Northern Ireland Water can provide you with advice on saving water. Find out about water and waste services on the Northern Ireland Water website.
For more information on facilities such as washrooms, catering and laundry areas, see our guide on how to save water at commercial premises. For information on washing and rinsing processes, see our guide on how to save water at industrial premises.
Practical water efficiency advice
Finance and support for water efficiency
The Enhanced Capital Allowance (ECA) scheme enables you to deduct the whole cost of your investment in water-saving technologies and products from your profits in the tax year that you make the purchase. The scheme is available to businesses that pay UK corporation tax or income tax, and that have enough profits for the allowance to be written off against.
You can claim the allowance when you buy any of the products that appear on the water technology list (WTL). The WTL includes water efficient products from taps to industrial cleaning and leak detection equipment.
Manufacturers and suppliers that wish to include their products on the WTL must meet certain qualifying criteria. The WTL symbol can be used to promote products for sales and marketing purposes.
For more information about buying or supplying water efficient products eligible for ECAs, see Enhanced Capital Allowances for efficient technologies.
Invest Northern Ireland offers consultancy support for businesses to manage and implement resource efficiency projects, and runs a water efficiency programme.
Practical water efficiency advice
Water use authorisations
When you need an authorisation or licence for taking or storing water from a surface or groundwater source
You must have authorisation from the Northern Ireland Environment Agency (NIEA) to abstract water from:
- surface waters such as rivers, lakes and wetlands
- coastal waters, ie water within three nautical miles of land
- transitional water, such as estuaries and water in the vicinity of river mouths
- underground strata such as wells, boreholes and springs
You may also need authorisation from the NIEA if you own, operate, maintain or plan an impoundment, such as a reservoir, which is used to store water.

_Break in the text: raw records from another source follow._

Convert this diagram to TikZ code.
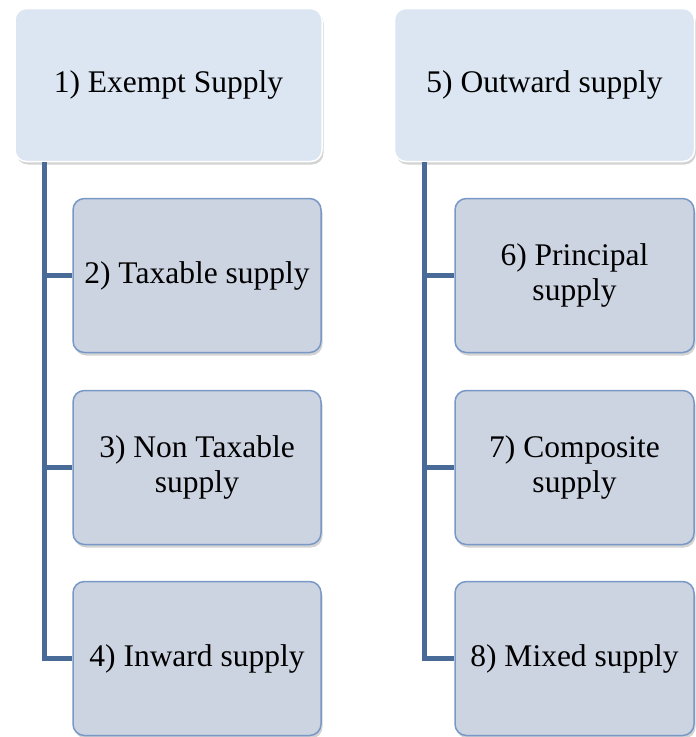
\documentclass[tikz,border=0pt]{standalone}
\usepackage{fontspec}
\setmainfont{Liberation Serif}
\usepackage{tikz}
\usetikzlibrary{positioning,shadows}
\tikzstyle{chart} = [x = 1pt, y = -1pt]
\definecolor{parentFill}{RGB}{220,230,242}
\definecolor{childFill}{RGB}{204,211,225}
\definecolor{childEdge}{RGB}{120,152,198}
\definecolor{lineColor}{RGB}{72,107,152}
\tikzstyle{boxText} = [font=\fontsize{31.5}{35}\selectfont, align=center, inner sep=0pt]
\tikzstyle{parentBox} = [boxText, fill=parentFill, draw=white, line width=1.5pt, rounded corners=.4cm, minimum height=153pt, drop shadow={shadow xshift=1.5pt, shadow yshift=-3pt, opacity=.35}]
\tikzstyle{childBox} = [boxText, fill=childFill, draw=childEdge, line width=1.5pt, rounded corners=.4cm, minimum height=154pt, drop shadow={shadow xshift=1.5pt, shadow yshift=-3pt, opacity=.35}]
\tikzstyle{treeLine} = [color=lineColor, line width=5pt]
\newcommand{\leftChild}[3]{\node [childBox, minimum width=248pt] (#1) at (197, #2) {#3};}
\newcommand{\rightChild}[3]{\node [childBox, minimum width=239pt] (#1) at (574.5, #2) {#3};}

\begin{document}
\begin{tikzpicture}[chart]
  \useasboundingbox (0,0) rectangle (696,737);
  % parents
  \node [parentBox, minimum width=307pt] (exempt) at (168.5, 85) {1) Exempt Supply};
  \node [parentBox, minimum width=300pt] (outward) at (544.5, 85) {5) Outward supply};
  % left column
  \leftChild{taxable}{275.5}{2) Taxable supply}
  \leftChild{nonTaxable}{467.5}{3) Non Taxable\\supply}
  \leftChild{inward}{658.5}{4) Inward supply}
  % right column
  \rightChild{principal}{275.5}{6) Principal\\supply}
  \rightChild{composite}{467.5}{7) Composite\\supply}
  \rightChild{mixed}{658.5}{8) Mixed supply}
  % tree lines
  \coordinate (leftTrunk) at ([xshift=30pt]exempt.south west);
  \coordinate (rightTrunk) at ([xshift=31pt]outward.south west);
  \draw [treeLine] (leftTrunk) |- (inward.west);
  \draw [treeLine] (leftTrunk |- taxable.west) -- (taxable.west);
  \draw [treeLine] (leftTrunk |- nonTaxable.west) -- (nonTaxable.west);
  \draw [treeLine] (rightTrunk) |- (mixed.west);
  \draw [treeLine] (rightTrunk |- principal.west) -- (principal.west);
  \draw [treeLine] (rightTrunk |- composite.west) -- (composite.west);
\end{tikzpicture}
\end{document}
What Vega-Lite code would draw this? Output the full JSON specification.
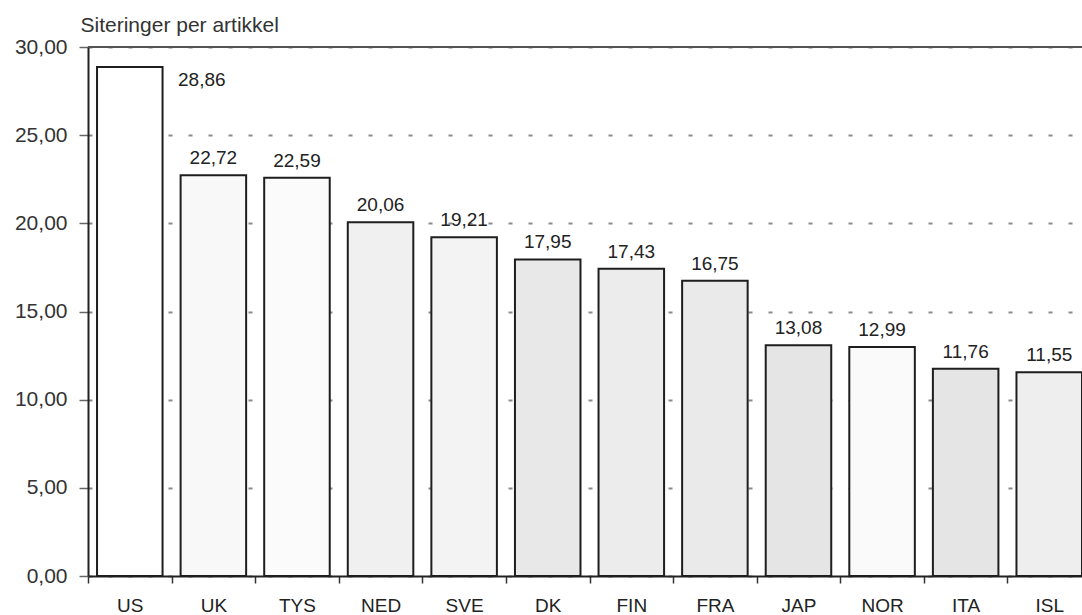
{
  "$schema": "https://vega.github.io/schema/vega-lite/v6.json",
  "autosize": "none",
  "width": 994,
  "height": 529,
  "padding": {"left": 88, "top": 47, "right": 0, "bottom": 39},
  "background": "#ffffff",
  "config": {
    "locale": {"number": {"decimal": ",", "thousands": ".", "grouping": [3], "currency": ["", " kr"]}},
    "view": {"stroke": null},
    "font": "Liberation Sans"
  },
  "data": {
    "values": [
      {"land": "US", "siteringer": 28.86},
      {"land": "UK", "siteringer": 22.72},
      {"land": "TYS", "siteringer": 22.59},
      {"land": "NED", "siteringer": 20.06},
      {"land": "SVE", "siteringer": 19.21},
      {"land": "DK", "siteringer": 17.95},
      {"land": "FIN", "siteringer": 17.43},
      {"land": "FRA", "siteringer": 16.75},
      {"land": "JAP", "siteringer": 13.08},
      {"land": "NOR", "siteringer": 12.99},
      {"land": "ITA", "siteringer": 11.76},
      {"land": "ISL", "siteringer": 11.55}
    ]
  },
  "layer": [
    {
      "encoding": {
        "x": {
          "field": "land",
          "type": "nominal",
          "sort": null,
          "scale": {"paddingInner": 0.216, "paddingOuter": 0.054, "align": 1},
          "axis": {
            "title": null,
            "labelAngle": 0,
            "labelFontSize": 19,
            "labelColor": "#222",
            "labelPadding": 13,
            "tickOffset": -41.8,
            "labelOffset": 41.8,
            "tickSize": 7,
            "tickColor": "#333",
            "tickWidth": 1.5,
            "domainColor": "#222",
            "domainWidth": 2,
            "grid": false
          }
        },
        "y": {
          "field": "siteringer",
          "type": "quantitative",
          "scale": {"domain": [0, 30], "nice": false},
          "axis": {
            "values": [0, 5, 10, 15, 20, 25, 30],
            "format": ".2f",
            "title": "Siteringer per artikkel",
            "titleAngle": 0,
            "titleAlign": "left",
            "titleBaseline": "alphabetic",
            "titleX": -8,
            "titleY": -16,
            "titleFontSize": 21,
            "titleFontWeight": "normal",
            "titleColor": "#333",
            "labelFontSize": 21,
            "labelColor": "#333",
            "labelPadding": 12,
            "tickSize": 9,
            "tickColor": "#666",
            "tickWidth": 1.5,
            "domainColor": "#222",
            "domainWidth": 2,
            "grid": true,
            "gridColor": "#8a8a8a",
            "gridWidth": 2,
            "gridDash": [4, 16]
          }
        }
      },
      "layer": [
        {
          "mark": {"type": "bar", "stroke": "#1e1e1e", "strokeWidth": 2, "strokeOpacity": 1},
          "encoding": {
            "color": {
              "field": "land",
              "type": "nominal",
              "legend": null,
              "scale": {
                "domain": ["US", "UK", "TYS", "NED", "SVE", "DK", "FIN", "FRA", "JAP", "NOR", "ITA", "ISL"],
                "range": ["#ffffff", "#f8f8f8", "#fbfbfb", "#f0f0f0", "#f3f3f3", "#e8e8e8", "#ececec", "#eaeaea", "#e5e5e5", "#fafafa", "#e5e5e5", "#eeeeee"]
              }
            }
          }
        },
        {
          "transform": [{"filter": "datum.land != 'US'"}],
          "mark": {"type": "text", "fontSize": 19, "color": "#222", "baseline": "alphabetic", "dy": -11},
          "encoding": {"text": {"field": "siteringer", "type": "quantitative", "format": ".2f"}}
        },
        {
          "transform": [{"filter": "datum.land == 'US'"}],
          "mark": {"type": "text", "fontSize": 19, "color": "#222", "baseline": "alphabetic", "dx": 72, "dy": 19},
          "encoding": {"text": {"field": "siteringer", "type": "quantitative", "format": ".2f"}}
        }
      ]
    },
    {
      "mark": {"type": "rule", "color": "#555", "strokeWidth": 2},
      "encoding": {"y": {"datum": 30}}
    }
  ]
}
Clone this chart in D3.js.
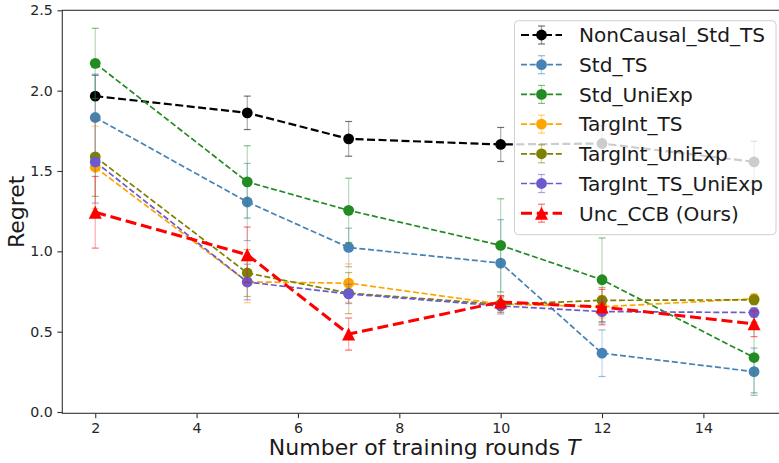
<!DOCTYPE html>
<html>
<head>
<meta charset="utf-8">
<script src="https://cdn.jsdelivr.net/npm/d3@7"></script>
<style>
  body { margin: 0; background: #fff; }
  svg { display: block; font-family: "DejaVu Sans", sans-serif; }
</style>
</head>
<body>
<script>
// data
var rounds = [2, 5, 7, 10, 12, 15];
var seriesNames = ["NonCausal_Std_TS", "Std_TS", "Std_UniExp", "TargInt_TS", "TargInt_UniExp", "TargInt_TS_UniExp", "Unc_CCB (Ours)"];
var nonCausalStdTS = [1.966, 1.862, 1.700, 1.665, 1.671, 1.557];
var nonCausalStdTSErr = [0.13, 0.104, 0.108, 0.106, 0.11, 0.128];
var stdTS = [1.833, 1.307, 1.024, 0.927, 0.366, 0.251];
var stdTSErr = [0.27, 0.24, 0.12, 0.27, 0.145, 0.147];
var stdUniExp = [2.170, 1.432, 1.255, 1.037, 0.823, 0.339];
var stdUniExpErr = [0.218, 0.225, 0.2, 0.29, 0.26, 0.22];
var targIntTS = [1.523, 0.810, 0.802, 0.672, 0.655, 0.705];
var targIntTSErr = [0.256, 0.13, 0.12, 0.05, 0.07, 0.03];
var targIntUniExp = [1.588, 0.865, 0.740, 0.670, 0.695, 0.698];
var targIntUniExpErr = [0.246, 0.146, 0.128, 0.05, 0.08, 0.03];
var targIntTSUniExp = [1.557, 0.809, 0.735, 0.660, 0.625, 0.619];
var targIntTSUniExpErr = [0.257, 0.111, 0.06, 0.05, 0.07, 0.03];
var uncCCB = [1.243, 0.979, 0.485, 0.685, 0.653, 0.549];
var uncCCBErr = [0.223, 0.172, 0.1, 0.04, 0.11, 0.08];
var xTicks = [2, 4, 6, 8, 10, 12, 14];
var yTicks = [0.0, 0.5, 1.0, 1.5, 2.0, 2.5];

var seriesValues = [nonCausalStdTS, stdTS, stdUniExp, targIntTS, targIntUniExp, targIntTSUniExp, uncCCB];
var seriesErrors = [nonCausalStdTSErr, stdTSErr, stdUniExpErr, targIntTSErr, targIntUniExpErr, targIntTSUniExpErr, uncCCBErr];

// styles
var colors = ["#000000", "#4682b4", "#228b22", "#ffa500", "#808000", "#6a5acd", "#ff0000"];
var widths = [2.2, 1.7, 1.7, 1.7, 1.7, 1.7, 3];
var dashes = ["8,3.5", "6,2.7", "6,2.7", "6,2.7", "6,2.7", "6,2.7", "11,4.8"];

var W = 779, H = 463;
var mLeft = 62.3, mRight = 787, mTop = 10.3, mBottom = 413.3;

var x = d3.scaleLinear().domain([1.35, 15.65]).range([mLeft, mRight]);
var y = d3.scaleLinear().domain([-0.008, 2.5]).range([mBottom, mTop]);

var svg = d3.select("body").append("svg")
  .attr("width", W)
  .attr("height", H);

var series = seriesNames.map(function(name, i) {
  return {
    name: name, color: colors[i], width: widths[i], dash: dashes[i],
    tri: i === 6,
    points: rounds.map(function(r, j) {
      return {x: r, v: seriesValues[i][j], e: seriesErrors[i][j]};
    })
  };
});

function triPath(s) {
  var h = s / 2;
  return "M0," + (-h) + "L" + (-h) + "," + h + "L" + h + "," + h + "Z";
}

var line = d3.line()
  .x(function(d) { return x(d.x); })
  .y(function(d) { return y(d.v); });

var plot = svg.append("g");

series.forEach(function(s) {
  var g = plot.append("g");
  g.append("path")
    .attr("d", line(s.points))
    .attr("fill", "none")
    .attr("stroke", s.color)
    .attr("stroke-width", s.width)
    .attr("stroke-dasharray", s.dash);

  var eb = g.selectAll(".eb").data(s.points).enter().append("g");
  eb.append("line")
    .attr("x1", function(d) { return x(d.x); })
    .attr("x2", function(d) { return x(d.x); })
    .attr("y1", function(d) { return y(d.v - d.e); })
    .attr("y2", function(d) { return y(d.v + d.e); })
    .attr("stroke", s.color)
    .attr("stroke-opacity", 0.3)
    .attr("stroke-width", 1.3);
  [-1, 1].forEach(function(sg) {
    eb.append("line")
      .attr("x1", function(d) { return x(d.x) - 3.5; })
      .attr("x2", function(d) { return x(d.x) + 3.5; })
      .attr("y1", function(d) { return y(d.v + sg * d.e); })
      .attr("y2", function(d) { return y(d.v + sg * d.e); })
      .attr("stroke", s.color)
      .attr("stroke-opacity", 0.55)
      .attr("stroke-width", 1.2);
  });

  if (s.tri) {
    g.selectAll(".m").data(s.points).enter().append("path")
      .attr("d", triPath(13))
      .attr("transform", function(d) { return "translate(" + x(d.x) + "," + y(d.v) + ")"; })
      .attr("fill", s.color);
  } else {
    g.selectAll(".m").data(s.points).enter().append("circle")
      .attr("cx", function(d) { return x(d.x); })
      .attr("cy", function(d) { return y(d.v); })
      .attr("r", 5.4)
      .attr("fill", s.color);
  }
});

// axes
var xAxis = svg.append("g")
  .attr("transform", "translate(0," + mBottom + ")")
  .call(d3.axisBottom(x).tickValues(xTicks).tickSize(4.9).tickPadding(4.5).tickFormat(d3.format("d")));
var yAxis = svg.append("g")
  .attr("transform", "translate(" + mLeft + ",0)")
  .call(d3.axisLeft(y).tickValues(yTicks).tickSize(4.9).tickPadding(4.5).tickFormat(d3.format(".1f")));

[xAxis, yAxis].forEach(function(a) {
  a.select(".domain").remove();
  a.selectAll(".tick line").attr("stroke", "#333").attr("stroke-width", 1.1);
  a.selectAll(".tick text").attr("fill", "#262626")
    .style("font-size", "14.2px").style("font-family", "DejaVu Sans");
});

// frame
svg.append("rect")
  .attr("x", mLeft).attr("y", mTop)
  .attr("width", mRight - mLeft).attr("height", mBottom - mTop)
  .attr("fill", "none")
  .attr("stroke", "#333")
  .attr("stroke-width", 1.1);

// axis labels
var xl = svg.append("text")
  .attr("x", (mLeft + mRight) / 2)
  .attr("y", 455)
  .attr("text-anchor", "middle")
  .attr("fill", "#1a1a1a")
  .style("font-size", "22px");
xl.append("tspan").text("Number of training rounds ");
xl.append("tspan").attr("font-style", "italic").text("T");

svg.append("text")
  .attr("transform", "translate(24," + ((mTop + mBottom) / 2) + ") rotate(-90)")
  .attr("text-anchor", "middle")
  .attr("fill", "#1a1a1a")
  .style("font-size", "22px")
  .text("Regret");

// legend
var lg = svg.append("g");
lg.append("rect")
  .attr("x", 514.5).attr("y", 20.7)
  .attr("width", 261.5).attr("height", 214)
  .attr("rx", 4)
  .attr("fill", "#fff")
  .attr("fill-opacity", 0.8)
  .attr("stroke", "#d0d0d0")
  .attr("stroke-width", 1);

var rows = lg.selectAll(".row").data(series).enter().append("g")
  .attr("transform", function(d, i) { return "translate(0," + (35 + i * 29.7) + ")"; });

rows.append("line")
  .attr("x1", 521).attr("x2", 562)
  .attr("stroke", function(d) { return d.color; })
  .attr("stroke-width", function(d) { return d.width; })
  .attr("stroke-dasharray", function(d) { return d.dash; });
rows.append("line")
  .attr("x1", 541.5).attr("x2", 541.5).attr("y1", -9).attr("y2", 9)
  .attr("stroke", function(d) { return d.color; })
  .attr("stroke-opacity", 0.35).attr("stroke-width", 1.3);
[-9, 9].forEach(function(cy) {
  rows.append("line")
    .attr("x1", 538).attr("x2", 545).attr("y1", cy).attr("y2", cy)
    .attr("stroke", function(d) { return d.color; })
    .attr("stroke-opacity", 0.55).attr("stroke-width", 1.2);
});
rows.each(function(d) {
  var r = d3.select(this);
  if (d.tri) {
    r.append("path").attr("d", triPath(13)).attr("transform", "translate(541.5,0)").attr("fill", d.color);
  } else {
    r.append("circle").attr("cx", 541.5).attr("cy", 0).attr("r", 5.4).attr("fill", d.color);
  }
});
rows.append("text")
  .attr("x", 579)
  .attr("y", 7.3)
  .attr("fill", "#1a1a1a")
  .style("font-size", "20.1px")
  .text(function(d) { return d.name; });
</script>
</body>
</html>
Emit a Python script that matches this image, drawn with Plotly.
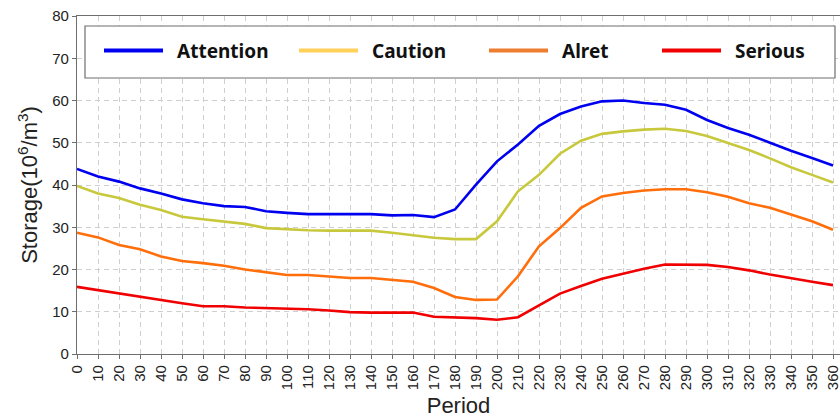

Apply for an abstraction authorisation
Abstracting less than 10 cubic metres (m³) of water a day with minimal risk to the environment is called a permitted controlled activity (PCA). You don't need to contact the NIEA, but you must:
- be able to demonstrate the volume of water you abstract
- minimise water leaks
- prevent any contamination or pollution
If you take between 10m³ and 20m³ a day, you must notify NIEA and comply with PCA conditions.
If you abstract more than 20m³ you need an abstraction licence from NIEA. You will need a:
- simple licence if you abstract between 20m³ and 100m³ of water per day
- complex licence if you abstract more than 100m³ of water per day
Both licences may be subject to conditions such as the maximum rate at which you can abstract water and the maximum volume you can take in any day.
Apply for an impoundment authorisation
You can impound water without contacting the NIEA as long as your impoundment:
- does not control the water level upstream
- is not associated with an abstraction of water
- does not create a difference in height of more than one metre between the upstream and downstream water surfaces
You will need an impoundment licence from the NIEA to impound water in all other circumstances.
NIEA can review, modify or remove a licence if the licence holder requests it, or to prevent significant or serious damage to the environment. You may also need to submit an environmental statement to NIEA before starting projects that use more than 200m³ of water per day, for example agricultural spray irrigation.